Wednesday, February 1, 2012

Richard III

And therefore, since I cannot prove a lover,
To entertain these fair well-spoken days,
I am determined to prove a villain
And hate the idle pleasures of these days.
Plots have I laid...

It's always an interesting thing to see words you have read solitary, imagined a certain way in your head, performed aloud by actors. One of two things will occur: you will find fault, these actors not as good as the ones in your head, or actors will out-do your imaginary actors and you will be wowed. Sometimes the both will occur, last night for instance.

Earlier in the week, I had read Richard III, in anticipation of seeing it last night at BAM, a production directed by Sam Mendes and starring Kevin Spacey in the titular role. During this opening monologue, I got giddy, knew already that I was going to love the next few hours with Kevin Spacey performing this role. He hit the ground running, as you have to do given the opening monologue of the play, and performed it in a way that really added layers of flesh and depth to these lines which I had not seen in my reading of the play. That's what good acting is certainly. His Richard was cruel and funny, terrible and yet somehow charming in that terribleness, always seeming to be on the verge of veering into camp but straddling that line so well. It was a magical performance on his part. Despite his villainy, probably because of it actually, I was so enthralled with this character. It's a weird play in that despite Richard's cruelty and murderousness, we, as an audience, are drawn to him, his way with language making his power grabs sound reasonable. Despite their very good reasons to hate him, he succeeds to a great degree in being able to win over both Anne and Elizabeth, the both of whom he is responsible for their widowhood. And to a great degree in this production, he wins over this audience. It's actually quite an amazing thing, how such a loathsome man, through the force of his on-stage personality, becomes someone that the audience, despite knowing better, loves to watch and is so entertained by. These numerous murders that occur throughout the play lack pathos. In a couple instances, they are ghoulishly funny. There is a complicity on the audience's part with this play, much like the royal court at the time, to tolerate these things, smirk at them.

Spacey is a barreling force of energy, lumbering around on his braced leg, his foot bent inward, supporting himself on a cane, hunched over, and scurrying across the stage arachnid-like - a staggering amount of physical energy on Spacey's part. It is an amazing performance to watch. The problem though is that despite it almost being a one-man show, it is not one, and the rest of the cast isn't always able to engage this storm of a performance. Chuck Iwuji, who plays Buckingham, does an amazing job as well, and so does Haydn Gwynne, who plays Elizabeth. A lot of the cast though never really seem to be able to engage with Spacey's performance. Some of the actors seem like they belong in an entirely different staging of Richard III and I am sure some of them probably wish that they were.

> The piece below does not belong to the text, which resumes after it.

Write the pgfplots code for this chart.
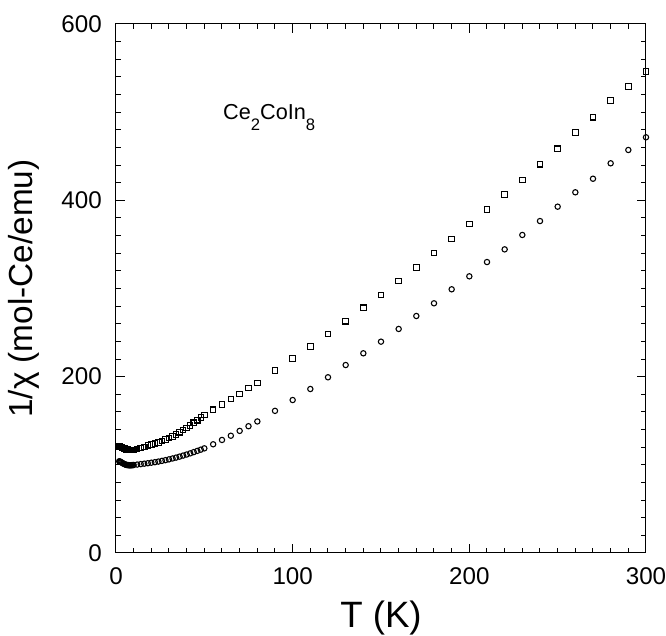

I was comparing them to the actors that had played these roles in my mind when I read the play a few days earlier. With Shakeseare though, often I am able to get more out of the plays reading them than seeing them performed. Because the language requires a little more time for me to appreciate it, to realize how great and clever some of the lines are, I miss out on some of the things when the lines are delivered rapid fire and I am not able to make out everything that's being said, let alone what some of the words and expressions mean.

The set was pretty boring, though in a few scenes it did work very effectively, beautiful tableaus presented by the blocking at times. Richard marching down the long stage toward the audience, a line of drummers behind him, something parade-like, carnivalesque, and absurd - power on the march, power done up in military costumes and with a soundtrack of drums. It is stopped momentarily by his mother, the Duchess of York, only momentarily though. They have a fierce exchange, the drums quieting slightly though still beating, the Duchess cursing her son to a bloody death.

My mind's staging didn't have Kevin Spacey, these occasional drums, or Iwuji's playing Buckingham like a revivalist preacher in one scene. These are aspects to the play that will now always attend it when I reread it, aspects that have broadened the meaning of this play for me. Annette Bening is in this mash-up as well, her Elizabeth from the 1995 film version amazing. Robert Downey Jr. might be in there as well. But all of these are in the service of these lines, these really well-written lines.